When dealing with functions that are multiplied together, the product rule is essential for finding derivatives. This rule applies to functions in the form of \(f(x) = u(x) \cdot v(x)\). It's a handy tool when you're working with the derivative of a product of two functions. The product rule states that if you have two differentiated functions \(u(x)\) and \(v(x)\), their derivatives follow this pattern:

• \(f'(x) = u'(x) \cdot v(x) + u(x) \cdot v'(x)\)

This means you first differentiate \(u(x)\) and multiply by the original \(v(x)\), then you take the original \(u(x)\) and multiply by the derivative of \(v(x)\). Sum these two results to get the derivative of \(f(x)\). This rule simplifies the process of finding the derivative of two intertwined functions, allowing us to deal with more complex expressions easily.

Differentiation rules are guidelines that help us find the derivative of different types of functions. These rules are foundational in calculus and include the power rule, product rule, quotient rule, and chain rule, among others. Each rule has unique applications, making it easier to handle derivatives in various situations.
For our specific case, the product rule is used because we're dealing with the multiplication of two functions, \(x^2\) and \(3x^3 - 1\). Yet, in finding the derivatives of \(u(x) = x^2\) and \(v(x) = 3x^3 - 1\), we utilize the power rule. The power rule states that the derivative of \(x^n\) is \(n \cdot x^{n-1}\), which helps us quickly differentiate terms involving powers of \(x\).
Keep in mind that these rules not only provide a step-by-step framework but also enhance our understanding of how functions change, making differentiation a powerful tool for analyzing real-world scenarios.

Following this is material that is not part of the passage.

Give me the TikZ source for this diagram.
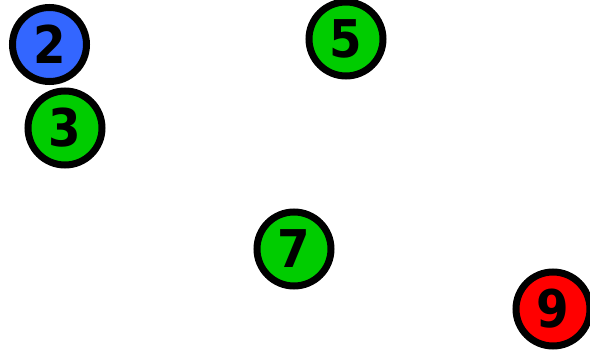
\documentclass[tikz,border=0pt]{standalone}
\usepackage{fontspec}
\usepackage{tikz}
\newfontfamily\digitfont{DejaVu Sans Condensed}
\definecolor{ballblue}{HTML}{3366FF}
\definecolor{ballgreen}{HTML}{00CC00}
\definecolor{ballred}{HTML}{FF0000}
\begin{document}
\begin{tikzpicture}[
  x=1pt, y=-1pt,
  ball/.style={
    circle, draw=black, line width=7pt,
    minimum size=74pt, inner sep=0pt,
    font=\digitfont\bfseries\fontsize{52}{52}\selectfont
  },
]
\useasboundingbox (0,0) rectangle (590,350);

% Kugeln
\node[ball, fill=ballblue] (n2) at (49.5,44.5) {2};
\node[ball, fill=ballgreen] (n3) at (65,128) {3};
\node[ball, fill=ballgreen] (n5) at (346,39) {5};
\node[ball, fill=ballgreen] (n7) at (294,249) {7};
\node[ball, fill=ballred] (n9) at (553,309) {9};

\end{tikzpicture}
\end{document}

Calculating derivatives is a systematic process of applying differentiation rules to break down a function into its rate of change. In our example, the function \(f(x) = x^2(3x^3 - 1)\) requires us to follow specific steps to calculate \(f'(x)\):

• First, identify \(u(x) = x^2\) and \(v(x) = 3x^3 - 1\).
• Differentiate both: \(u'(x) = 2x\) and \(v'(x) = 9x^2\).
• Apply the product rule: \(f'(x) = 2x \cdot (3x^3 - 1) + x^2 \cdot 9x^2\).
• Simplify to get \(f'(x) = 15x^4 - 2x\).

Following these steps ensures accuracy and clarity in finding the derivative. Each step builds on the previous one, leading to the final simplified derivative.

Evaluating derivatives at a specific point provides insight into the behavior of a function at that exact location. This process involves substituting the point of interest into the derivative to get an exact value. In our exercise, we want to evaluate \(f'(x)\) at the point \((1, 2)\).
To do this, we substitute \(x = 1\) into the derived function \(f'(x) = 15x^4 - 2x\). After substituting, simplify to find:

• \(f'(1) = 15 \cdot (1)^4 - 2 \cdot 1 = 15 - 2 = 13\)

This gives a precise slope of the tangent line to the curve at \(x = 1\). This result indicates the rate of change of the original function \(f(x)\) at this particular point, helping us understand how the function behaves instantaneously at \(x = 1\).